In an action for the partition of real property owned by an ex-wife, her ex-husband and his parents, the Court granted the defendants’ motion to confirm the report of the Referee that recommended that the ex-husband’s parents (“the in-laws”) receive the first $1,078,710.20 from the sale of the property. Such represented the parent’s direct monetary contributions to the acquisition and construction and improvement of a house on the subject property. The balance of any proceeds are to be paid to all four parties in equal 25% shares.

Such was held by Richmond County Supreme Court Justice Wayne M. Ozzi in the November 13, 2025, decision in Mersimovski v. Mersimovski, 2025 N.Y.L.J. LEXIS 3502.

Two years earlier, Justice Ozzi had awarded the ex-wife summary judgment declaring that she was is seized and entitled in fee to an undivided one-quarter 25% interest in the premises.
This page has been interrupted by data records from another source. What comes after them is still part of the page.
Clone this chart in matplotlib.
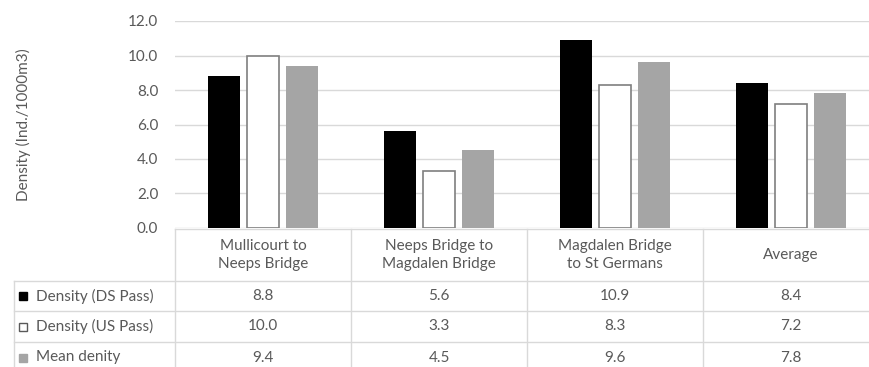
import numpy as np
import matplotlib.pyplot as plt
from matplotlib.transforms import blended_transform_factory
from matplotlib.patches import Rectangle

categories = ["Mullicourt to\nNeeps Bridge", "Neeps Bridge to\nMagdalen Bridge",
              "Magdalen Bridge\nto St Germans", "Average"]
series_names = ["Density (DS Pass)", "Density (US Pass)", "Mean denity"]
ds_pass = [8.8, 5.6, 10.9, 8.4]
us_pass = [10.0, 3.3, 8.3, 7.2]
mean_density = [9.4, 4.5, 9.6, 7.8]
y_ticks = [0, 2, 4, 6, 8, 10, 12]

plt.rcParams['font.family'] = ['Lato', 'DejaVu Sans']
text_col = "#595959"
grid_col = "#d9d9d9"
fs = 11

W, H = 869, 367
fig = plt.figure(figsize=(W / 100, H / 100), dpi=100)

def fy(py):
    # pixel row (from top) -> figure fraction
    return 1 - py / H

ax_left, ax_right, ax_top, ax_bot = 175, 879, 21, 228
ax = fig.add_axes([ax_left / W, fy(ax_bot), (ax_right - ax_left) / W, (ax_bot - ax_top) / H])

x = np.arange(len(categories))
bw = 0.18
step = 0.222
ax.bar(x - step, ds_pass, bw, color="black", zorder=3)
ax.bar(x, us_pass, bw, color="white", edgecolor="#7f7f7f", linewidth=1.2, zorder=3)
ax.bar(x + step, mean_density, bw, color="#a5a5a5", zorder=3)

ax.set_xlim(-0.5, len(categories) - 0.5)
ax.set_ylim(0, 12)
ax.set_yticks(y_ticks)
ax.set_yticklabels([f"{v:.1f}" for v in y_ticks], color=text_col, fontsize=fs)
ax.tick_params(axis="y", length=0, pad=12)
ax.set_xticks([])
ax.grid(axis="y", color=grid_col, linewidth=1, zorder=0)
for s in ax.spines.values():
    s.set_visible(False)
ax.set_ylabel("Density (Ind./1000m3)", color=text_col, fontsize=fs)
ax.yaxis.set_label_coords(-(ax_left - 31) / (ax_right - ax_left), 0.5)

# data table below the chart
tr = blended_transform_factory(ax.transData, fig.transFigure)
rows_y = [229, 281, 311, 342, 373]
edges = np.arange(len(categories) + 1) - 0.5
line_kw = dict(color=grid_col, linewidth=1, clip_on=False)

fig.add_artist(plt.Line2D([edges[0], edges[-1]], [fy(rows_y[0])] * 2, transform=tr, **line_kw))
for ry in rows_y[1:]:
    fig.add_artist(plt.Line2D([14 / W, 1.02], [fy(ry)] * 2, transform=fig.transFigure, **line_kw))
for e in edges:
    fig.add_artist(plt.Line2D([e, e], [fy(rows_y[0]), fy(rows_y[-1])], transform=tr, **line_kw))
fig.add_artist(plt.Line2D([14 / W] * 2, [fy(rows_y[1]), fy(rows_y[-1])],
                          transform=fig.transFigure, **line_kw))

for i, c in enumerate(categories):
    fig.text(x[i], fy((rows_y[0] + rows_y[1]) / 2), c, transform=tr, ha="center", va="center",
             color=text_col, fontsize=fs, linespacing=1.35)

series = [ds_pass, us_pass, mean_density]
keys = [dict(fc="black", ec="black"), dict(fc="white", ec="#595959"), dict(fc="#a5a5a5", ec="#a5a5a5")]
for r, (name, vals, key) in enumerate(zip(series_names, series, keys)):
    cy = (rows_y[r + 1] + rows_y[r + 2]) / 2
    fig.add_artist(Rectangle((19 / W, fy(cy + 4)), 8 / W, 8 / H, transform=fig.transFigure,
                             linewidth=1, **key))
    fig.text(36 / W, fy(cy), name, ha="left", va="center", color=text_col, fontsize=fs)
    for i, v in enumerate(vals):
        fig.text(x[i], fy(cy), f"{v:.1f}", transform=tr, ha="center", va="center",
                 color=text_col, fontsize=fs)

fig.savefig("out.png", dpi=100)
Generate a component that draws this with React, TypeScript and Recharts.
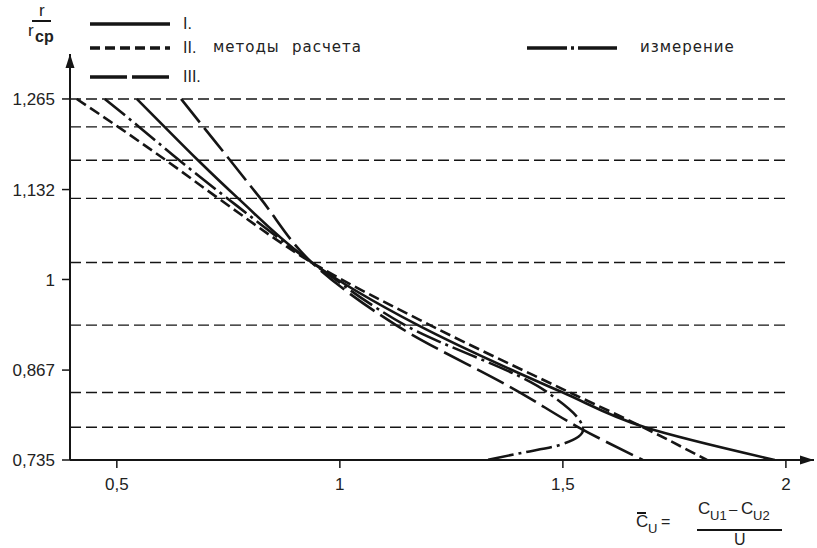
import { ScatterChart, Scatter, XAxis, YAxis, ReferenceLine, ReferenceDot } from 'recharts';

// radius stations r / r_cp (top to bottom)
const stationsR = [1.265, 1.224, 1.175, 1.119, 1.025, 0.933, 0.834, 0.783, 0.735];
// calculation methods, C_U at each station
const methodI = [0.545, 0.607, 0.682, 0.772, 0.937, 1.175, 1.5, 1.684, 1.975];
const methodII = [0.41, 0.503, 0.61, 0.728, 0.937, 1.202, 1.516, 1.68, 1.823];
const methodIII = [0.644, 0.694, 0.754, 0.822, 0.937, 1.126, 1.404, 1.535, 1.679];
// measurement (curve turns back near the hub)
const measuredR = [1.265, 1.224, 1.175, 1.119, 1.025, 0.933, 0.834, 0.779, 0.757, 0.745, 0.735];
const measuredC = [0.473, 0.55, 0.64, 0.748, 0.937, 1.146, 1.466, 1.545, 1.493, 1.404, 1.33];

const gridR = [1.265, 1.224, 1.175, 1.119, 1.025, 0.933, 0.834, 0.783];
const yTicks = [0.735, 0.867, 1, 1.132, 1.265];
const xTicks = [0.5, 1, 1.5, 2];
const xDomain: [number, number] = [0.395, 2.063];
const yDomain: [number, number] = [0.735, 1.331];

const INK = '#151515';
const tickFont = { fill: '#222', fontSize: 17, fontFamily: 'Liberation Sans, Arial, sans-serif' };
const labelFont = 'Liberation Sans, Arial, sans-serif';
const ruFont = 'DejaVu Sans, sans-serif';

const toPoints = (rs: number[], cs: number[]) => rs.map((r, i) => ({ r, c: cs[i] }));
const fmt = (v: number) => String(v).replace('.', ',');

const series = [
  { name: 'I', data: toPoints(stationsR, methodI), dash: undefined },
  { name: 'II', data: toPoints(stationsR, methodII), dash: '11 5' },
  { name: 'III', data: toPoints(stationsR, methodIII), dash: '30 7' },
  { name: 'meas', data: toPoints(measuredR, measuredC), dash: '26 5 3 5' },
];

function Legend() {
  const txt = { position: 'absolute' as const, fontSize: 16, color: '#222', lineHeight: '18px' };
  return (
    <>
      <svg width={817} height={100} style={{ position: 'absolute', left: 0, top: 0 }}>
        <line x1={90} x2={170} y1={24} y2={24} stroke={INK} strokeWidth={3.5} />
        <line x1={90} x2={170} y1={48} y2={48} stroke={INK} strokeWidth={3.5} strokeDasharray="10 5" />
        <line x1={90} x2={170} y1={77} y2={77} stroke={INK} strokeWidth={3.5} strokeDasharray="37 5" />
        <line x1={527} x2={617} y1={48} y2={48} stroke={INK} strokeWidth={3.5} strokeDasharray="40 4 3 4" />
      </svg>
      <span style={{ ...txt, left: 183, top: 15, fontFamily: labelFont }}>I.</span>
      <span style={{ ...txt, left: 183, top: 39, fontFamily: labelFont }}>II.</span>
      <span style={{ ...txt, left: 213, top: 38, fontFamily: ruFont, fontSize: 15, letterSpacing: 1 }}>методы</span>
      <span style={{ ...txt, left: 292, top: 38, fontFamily: ruFont, fontSize: 15, letterSpacing: 1 }}>расчета</span>
      <span style={{ ...txt, left: 183, top: 68, fontFamily: labelFont }}>III.</span>
      <span style={{ ...txt, left: 640, top: 38, fontFamily: ruFont, fontSize: 15, letterSpacing: 1 }}>измерение</span>
    </>
  );
}

function AxisTitles() {
  const base = { position: 'absolute' as const, color: '#222', fontFamily: labelFont, lineHeight: '18px' };
  return (
    <>
      {/* r / r_cp */}
      <span style={{ ...base, left: 39, top: 2, fontSize: 17 }}>r</span>
      <div style={{ position: 'absolute', left: 32, top: 20, width: 19, height: 1.5, background: INK }} />
      <span style={{ ...base, left: 28, top: 22, fontSize: 17 }}>r</span>
      <span style={{ ...base, left: 35, top: 28, fontSize: 16, fontWeight: 700 }}>cp</span>
      {/* C_U = (C_U1 - C_U2) / U */}
      <div style={{ position: 'absolute', left: 637, top: 512, width: 9, height: 1.5, background: INK }} />
      <span style={{ ...base, left: 636, top: 513, fontSize: 17 }}>C</span>
      <span style={{ ...base, left: 648, top: 520, fontSize: 13 }}>U</span>
      <span style={{ ...base, left: 661, top: 513, fontSize: 16 }}>=</span>
      <span style={{ ...base, left: 698, top: 500, fontSize: 17 }}>C</span>
      <span style={{ ...base, left: 710, top: 507, fontSize: 13 }}>U1</span>
      <span style={{ ...base, left: 729, top: 500, fontSize: 15 }}>–</span>
      <span style={{ ...base, left: 741, top: 500, fontSize: 17 }}>C</span>
      <span style={{ ...base, left: 753, top: 507, fontSize: 13 }}>U2</span>
      <div style={{ position: 'absolute', left: 697, top: 529, width: 85, height: 1.5, background: INK }} />
      <span style={{ ...base, left: 734, top: 531, fontSize: 16 }}>U</span>
    </>
  );
}

const upArrow = (p: any) => (
  <polygon points={`${p.cx},${p.cy} ${p.cx - 4.5},${p.cy + 14} ${p.cx + 4.5},${p.cy + 14}`} fill={INK} />
);
const rightArrow = (p: any) => (
  <polygon points={`${p.cx},${p.cy} ${p.cx - 14},${p.cy - 4.5} ${p.cx - 14},${p.cy + 4.5}`} fill={INK} />
);

export default function App() {
  return (
    <div style={{ position: 'absolute', left: 0, top: 0, width: 817, height: 548, background: '#fff' }}>
      <ScatterChart width={817} height={548} margin={{ top: 54, right: 3, bottom: 0, left: 0 }}>
        <XAxis
          type="number"
          dataKey="c"
          domain={xDomain}
          ticks={xTicks}
          allowDataOverflow
          height={88}
          tickSize={8}
          tickMargin={10}
          tickFormatter={fmt}
          tick={tickFont}
          axisLine={{ stroke: INK, strokeWidth: 2 }}
          tickLine={{ stroke: INK, strokeWidth: 1.5 }}
        />
        <YAxis
          type="number"
          dataKey="r"
          domain={yDomain}
          ticks={yTicks}
          allowDataOverflow
          width={70}
          tickSize={8}
          tickMargin={7}
          tickFormatter={fmt}
          tick={tickFont}
          axisLine={{ stroke: INK, strokeWidth: 2 }}
          tickLine={{ stroke: INK, strokeWidth: 1.5 }}
        />
        {gridR.map((r) => (
          <ReferenceLine
            key={r}
            segment={[{ x: xDomain[0], y: r }, { x: 2.0, y: r }]}
            stroke={INK}
            strokeWidth={1.4}
            strokeDasharray="11 5"
          />
        ))}
        {series.map((s) => (
          <Scatter
            key={s.name}
            data={s.data}
            fill={INK}
            line={{ stroke: INK, strokeWidth: 2.6, strokeDasharray: s.dash }}
            lineType="joint"
            lineJointType="monotoneY"
            shape={() => <g />}
            isAnimationActive={false}
          />
        ))}
        <ReferenceDot x={xDomain[0]} y={yDomain[1]} ifOverflow="visible" shape={upArrow} />
        <ReferenceDot x={xDomain[1]} y={yDomain[0]} ifOverflow="visible" shape={rightArrow} />
      </ScatterChart>
      <Legend />
      <AxisTitles />
    </div>
  );
}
Mersimovski v. Mersimovski, 2023 N.Y..Misc. LEXIS 23846 (November 28, 2023).

In 2017, during the marriage of the plaintiff and her ex-husband, the then vacant subject realty was purchased, with the couple and the plaintiff’s in-laws each having an undivided 25% interest. Thereafter, a house was constructed on the property. It was stipulated that neither the plaintiff nor her husband had made any monetary contributions to either the acquisition of the property or the construction of the house in which the couple and their children lived with the in-laws. All such expenditures were made by the in-laws.

The plaintiff moved out of the home and began her divorce action in November 2021. She started the partition action in November 2022. Apparently, divorce issues were resolved by a spring 2023 Stipulation of Settlement.

The Referee in his September 2025 report noted, “[I]t is of some note, and perhaps equitable consideration, that the plaintiff and [her husband] were divorced within the last few years, and, apparently, their respective entitlements to the premises was not an issue for decision in that recent divorce. The Referee determined that it would not be fair or equitable to award the ex-wife 25% of the full proceeds of the partition sale proceeds without reimbursing her in-laws for the acquisition and construction costs of the premises which they, and they alone, advanced.

It would not be fair or equitable to award [the wife] twenty-five percent (25%) of the full proceeds of the partition sale proceeds without reimbursing [the inlaws] for the acquisition and construction costs of the premises which they, and they alone, advanced.

Confirming the report that recommended that the in-laws receive the first $1,078,710.20 from the sale of the property, Justice Ozzi rejected the ex-wife’s defense that her interest was an unconditional gift in contemplation of the marriage. The Court noted that the plaintiff was already married when she received her interest and that the rights of the other cotenants remained unimpaired to seek partition and distribution based upon the equities among the parties,.

The Court also rejected the plaintiff’s efforts to deny or limit the reimbursement of the in-laws on the grounds that credits under RPAPL 945 are limited to rents, necessary repairs, and preservation expenses, and that improvements were largely elective and undertaken for the benefit of defendants’ extended family.

The Court confirmed the report. The credits recommended were accepted and the balance of any proceeds would be paid to all four parties in equal 25% shares.

Comment: Presumably, the divorce was granted under D.R.L. §170(7), that required that the economic issues of equitable distribution of marital property be resolved before entry ofg the Judgment of Divorce. It was not noted whether it was sufficient for the couple to resolve issues involving the home in the then-pending partition action; or whether the wife’s interest was recognized to be her separate property as a gift from her in-laws. It was not discussed whether the in-laws could have or should have attempted to intervene in the divorce action to have all issues regarding the home resolved in a single action. Would a determination in the divorce action that the wife had a 25% separate property interest (as did her husband?) preclude any issues in the partition action. In light of the November 6, 2025, decision in Justice Giacomo in his decision in Ortiz v. Kliszus, the subject of last week’s blog post, could it be argued that in the divorce action, the husband ‘virtually represented’ his parents?.

Jaime Lathrop, of Brooklyn, represented the Plaintiff ex-wife. Allyn J. Crawford, of Staten Island, represented the Defendants.